◆ **Objective**: Would you restate all the data that follows, word for word?

--- start Material provided ---

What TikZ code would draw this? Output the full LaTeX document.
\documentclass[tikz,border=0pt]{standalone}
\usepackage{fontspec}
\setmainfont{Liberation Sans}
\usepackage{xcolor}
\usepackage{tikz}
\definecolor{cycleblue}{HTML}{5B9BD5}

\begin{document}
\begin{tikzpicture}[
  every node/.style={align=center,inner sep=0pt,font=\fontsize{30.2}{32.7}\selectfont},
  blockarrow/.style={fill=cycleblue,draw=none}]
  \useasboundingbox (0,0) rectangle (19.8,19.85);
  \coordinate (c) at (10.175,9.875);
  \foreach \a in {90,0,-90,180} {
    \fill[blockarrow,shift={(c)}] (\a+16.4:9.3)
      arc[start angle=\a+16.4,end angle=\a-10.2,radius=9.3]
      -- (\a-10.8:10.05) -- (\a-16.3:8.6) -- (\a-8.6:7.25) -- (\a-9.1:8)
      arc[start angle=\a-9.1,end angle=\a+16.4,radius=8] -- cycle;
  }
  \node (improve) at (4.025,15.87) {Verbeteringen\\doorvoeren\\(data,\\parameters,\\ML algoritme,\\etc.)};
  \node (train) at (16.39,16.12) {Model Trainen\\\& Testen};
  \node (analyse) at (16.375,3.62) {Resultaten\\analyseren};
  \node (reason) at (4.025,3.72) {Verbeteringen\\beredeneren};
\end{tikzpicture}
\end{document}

--- end Material provided ---

◆ **Completed exercise**:
What TikZ code would draw this? Output the full LaTeX document.
\documentclass[tikz,border=0pt]{standalone}
\usepackage{fontspec}
\setmainfont{Liberation Sans}
\usepackage{xcolor}
\usepackage{tikz}
\definecolor{cycleblue}{HTML}{5B9BD5}

\begin{document}
\begin{tikzpicture}[
  every node/.style={align=center,inner sep=0pt,font=\fontsize{30.2}{32.7}\selectfont},
  blockarrow/.style={fill=cycleblue,draw=none}]
  \useasboundingbox (0,0) rectangle (19.8,19.85);
  \coordinate (c) at (10.175,9.875);
  \foreach \a in {90,0,-90,180} {
    \fill[blockarrow,shift={(c)}] (\a+16.4:9.3)
      arc[start angle=\a+16.4,end angle=\a-10.2,radius=9.3]
      -- (\a-10.8:10.05) -- (\a-16.3:8.6) -- (\a-8.6:7.25) -- (\a-9.1:8)
      arc[start angle=\a-9.1,end angle=\a+16.4,radius=8] -- cycle;
  }
  \node (improve) at (4.025,15.87) {Verbeteringen\\doorvoeren\\(data,\\parameters,\\ML algoritme,\\etc.)};
  \node (train) at (16.39,16.12) {Model Trainen\\\& Testen};
  \node (analyse) at (16.375,3.62) {Resultaten\\analyseren};
  \node (reason) at (4.025,3.72) {Verbeteringen\\beredeneren};
\end{tikzpicture}
\end{document}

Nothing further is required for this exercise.